ハラスメント対応の失敗事例

ハラスメントは職場において、社員の労働意欲を削ぎ生産性を著しく低下させることから深刻な問題であり、人事にとっていかに改善して行くかが喫緊の課題です。厚労省のHPにはハラスメントの定義や判例が詳細に掲載されていますが、リアルに対応に迫られた場合なかなかセオリー通りにはいかないものです。特にセクハラの特質についてパワハラとの比較をしながら理解を深めることで、人事関係者の方々がより良い職場環境を築く手助けとなれるよう今回は、人事責任者としての対応の失敗事例を述べたいと思います。

それは、もう5年以上前のこと

事務部門の若い女性の訴えから始まりました。

部門長に胸を見られていて、気持ち悪いという訴えでした。この種の訴えは長く人事をやっている私にとって初めてのことでした。 そこで早速、部門長に事実確認をしたところ、全面的に否定。「彼女は自意識が強く、日頃からの関係性もあまり良くない。」とのことで、女性の周囲の近しい社員にもヒアリングしましたが、いずれも事実認定に至らずでした。

訴え者本人に、相手方は「見ておらず濡れ衣です。そんなつもりは全くありません。
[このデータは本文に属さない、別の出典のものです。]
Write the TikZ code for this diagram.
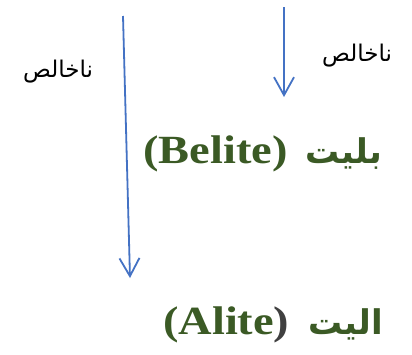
\documentclass[tikz,border=0pt]{standalone}
\usepackage{fontspec}
\setmainfont{Liberation Serif}
\newfontfamily\widefont[FakeStretch=1.16]{Liberation Serif}
\newfontfamily\arabicfont[Script=Arabic]{DejaVu Sans}
\TeXXeTstate=1
\usetikzlibrary{arrows.meta}
\definecolor{arrowblue}{HTML}{4472C4}
\definecolor{mingreen}{HTML}{3B5A25}
\definecolor{pargray}{HTML}{404040}
\begin{document}
\begin{tikzpicture}[x=1pt,y=-1pt,
  flow/.style={draw=arrowblue, line width=1.8pt, -{Straight Barb[length=18pt,width=20pt,line width=1.8pt]}},
  lbl/.style={font=\arabicfont\fontsize{23}{26}\selectfont, inner sep=0pt},
  latin/.style={font=\widefont\bfseries\fontsize{40}{44}\selectfont, text=mingreen, inner sep=0pt, anchor=base west},
  arab/.style={font=\arabicfont\bfseries\fontsize{34}{40}\selectfont, text=mingreen, inner sep=0pt, anchor=base east}]
\useasboundingbox (0,0) rectangle (412,354);
\fill[white] (0,0) rectangle (412,354);
\coordinate (l1) at (123,16);
\coordinate (l2) at (130,278);
\coordinate (r1) at (284,7);
\coordinate (r2) at (284,97);
\draw[flow] (l1) -- (l2);
\draw[flow] (r1) -- (r2);
\node[lbl] (labL) at (58,72) {\beginR ناخالص\endR};
\node[lbl] (labR) at (357,56) {\beginR ناخالص\endR};
\node[latin] (belL) at (143,163) {(Belite)};
\node[arab] (belA) at (382,163) {\beginR بلیت\endR};
\node[latin] (aliL) at (163,334) {(Alite\textcolor{pargray}{)}};
\node[arab] (aliA) at (383,334) {\beginR الیت\endR};
\end{tikzpicture}
\end{document}
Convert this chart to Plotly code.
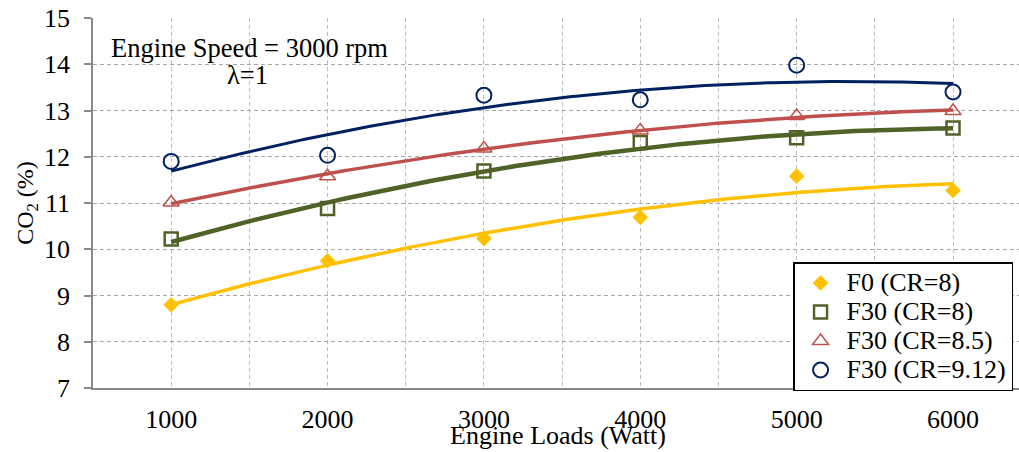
import numpy as np
import plotly.graph_objects as go

# ---- data ----
loads = [1000, 2000, 3000, 4000, 5000, 6000]
f0_cr8 = [8.80, 9.75, 10.23, 10.69, 11.58, 11.27]
f30_cr8 = [10.22, 10.88, 11.69, 12.31, 12.41, 12.62]
f30_cr85 = [11.01, 11.58, 12.18, 12.57, 12.88, 12.99]
f30_cr912 = [11.90, 12.03, 13.33, 13.23, 13.98, 13.40]
series_names = ["F0 (CR=8)", "F30 (CR=8)", "F30 (CR=8.5)", "F30 (CR=9.12)"]
y_ticks = [7, 8, 9, 10, 11, 12, 13, 14, 15]

FONT = "'Liberation Serif', 'Times New Roman', 'DejaVu Serif', serif"

styles = [
    dict(color="#FFC000", symbol="diamond", size=12, mlw=0, lw=3.5),
    dict(color="#4F6228", symbol="square-open", size=13, mlw=2.5, lw=4.5),
    dict(color="#C0504D", symbol="triangle-up-open", size=14, mlw=1.5, lw=3.5),
    dict(color="#002060", symbol="circle-open", size=15, mlw=2, lw=3),
]
data = [f0_cr8, f30_cr8, f30_cr85, f30_cr912]

fig = go.Figure()

# polynomial (order 2) trendlines, as in the original chart
xd = np.linspace(min(loads), max(loads), 200)
for vals, st in zip(data, styles):
    coef = np.polyfit(loads, vals, 2)
    fig.add_trace(go.Scatter(x=xd, y=np.polyval(coef, xd), mode="lines",
                             line=dict(color=st["color"], width=st["lw"]),
                             showlegend=False, hoverinfo="skip"))

for vals, st, name in zip(data, styles, series_names):
    fig.add_trace(go.Scatter(x=loads, y=vals, mode="markers",
                             name='<span style="font-size:26px">' + name + '</span>',
                             marker=dict(symbol=st["symbol"], size=st["size"],
                                         color=st["color"],
                                         line=dict(color=st["color"], width=st["mlw"]))))

fig.update_layout(
    width=1019, height=452, autosize=False,
    margin=dict(l=93, r=0, t=18, b=64),
    paper_bgcolor="white", plot_bgcolor="white",
    font=dict(family=FONT, size=26, color="black"),
    showlegend=True,
    legend=dict(x=0.756, y=0.3405, xanchor="left", yanchor="top",
                bgcolor="white", bordercolor="black", borderwidth=1.5,
                font=dict(family=FONT, size=20, color="black"),
                itemwidth=42, tracegroupgap=0),
    annotations=[
        dict(text="Engine Speed = 3000 rpm", x=0.1695, y=0.919, xref="paper", yref="paper",
             xanchor="center", yanchor="middle", showarrow=False,
             font=dict(family=FONT, size=26.5, color="black")),
        dict(text="λ=1", x=0.1665, y=0.845, xref="paper", yref="paper",
             xanchor="center", yanchor="middle", showarrow=False,
             font=dict(family=FONT, size=26.5, color="black")),
        dict(text="Engine Loads (Watt)", x=0.502, y=-0.128, xref="paper", yref="paper",
             xanchor="center", yanchor="middle", showarrow=False,
             font=dict(family=FONT, size=26, color="black")),
    ],
)

fig.update_xaxes(
    range=[500, 6422], tickmode="array", tickvals=loads,
    ticks="", showline=True, linecolor="#898989", linewidth=1.5,
    showgrid=True, gridcolor="#BFBFBF", gridwidth=1, griddash="4px,3px",
    minor=dict(dtick=500, tick0=500, showgrid=True, gridcolor="#BFBFBF",
               gridwidth=1, griddash="4px,3px", ticks=""),
    zeroline=False, ticklabelstandoff=7, automargin=False,
    tickfont=dict(family=FONT, size=26, color="black"),
)
fig.update_yaxes(
    range=[7, 15], tickmode="array", tickvals=y_ticks,
    ticks="outside", ticklen=7, tickcolor="#898989", tickwidth=1.5,
    showline=True, linecolor="#898989", linewidth=1.5,
    showgrid=True, gridcolor="#A6A6A6", gridwidth=1, griddash="4px,3px",
    zeroline=False, ticklabelstandoff=9,
    tickfont=dict(family=FONT, size=26, color="black"),
    title=dict(text="CO<sub>2</sub> (%)", standoff=4,
               font=dict(family=FONT, size=24, color="black")),
    automargin=False,
)

fig.write_html("out.html", config={"displayModeBar": False},
               post_script="document.body.style.margin='0';document.body.style.overflow='hidden';")
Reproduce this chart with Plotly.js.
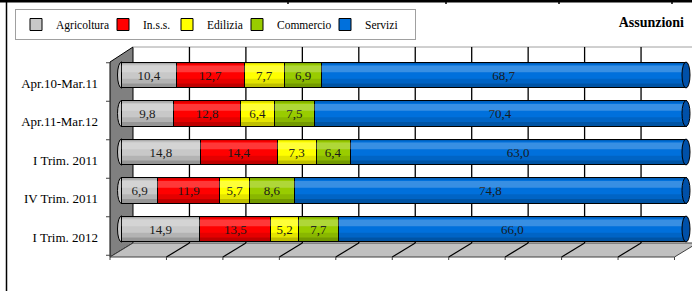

」と強く主張しており誤解の可能性が高いと思うので、今後は気にせず業務に集中して欲しい旨伝えましたが、絶対見られていますと強く反論。では、もうしばらく様子を見て欲しいとし、面談を一旦終了しました。

それから一ヶ月くらい経ち、訴え者から「相変わらず見られており、精神的にもダメージを受け先日心療内科にかかりました。」との話がありました。また、併せて、もともと海外への語学留学を考えていたとのことで、即退職の意向も示してきました。 これに対して、現場は今辞められると非常に困るので、もう少し留学を先にして欲しい旨説得するも聞き入れず、止むを得ず自己都合による退職として受け入れました。

事件はここから

退職後、3ヶ月ほどが経った頃、突然会社に手紙が届き、訴え者本人から慰謝料の請求をされたのです。あろうことか丁度その頃、訴えられた側である部門長が別の女性社員から同様のセクハラとして訴えられたのです。 再度、部門長に事実確認をするも全否定。周囲の社員へのヒアリングも範囲を広めて行ったところ、そもそも軽はずみな発言が目立つ、えこひいきが激しい、部門長として如何なものかなど否定的な証言が大半を占めました。前回の案件でもっと深堀をしておくべきであったと反省すること頻りでした。

結末

先の慰謝料の件は、顧問弁護士とも相談のうえ退職時基本給の3ヶ月分を解決金として支払うことにより双方合意に至るともに、加害者である部門長も地方事業所への人事異動のうえ、降格をさせることで案件クローズとしました。

まとめ

暴力や、相手の人格を否定するような暴言の繰り返しによるパワハラ、体を触るなどのセクハラは非常にハラスメント認定がし易いですが、相手を見つめる行為も要注意ということを教訓として学んだ次第です。視姦が直接的な身体的接触を伴わないため、立証が難しい場合もありますが、被害者の感じ方が重要となってくるということですね。 パワハラ認定においては、業務上の指導を超えた過度な叱責や威圧が認められるかの客観的な判断が重要になりますが、セクハラ認定においては、たとえ行為が客観的に見て軽微であったとしても、被害者がそれを精神的な苦痛として主観的に受け取る場合、セクハラと見なす必要がある場合があるということです。

パワハラとセクハラの認定基準を客観的および主観的な観点から理解すること、また、日頃の言動も含めて総合的な判断が必要なことを良く理解し、これらの問題に対する認識を深め、適切な対策を講じることが重要であることを痛感した次第です。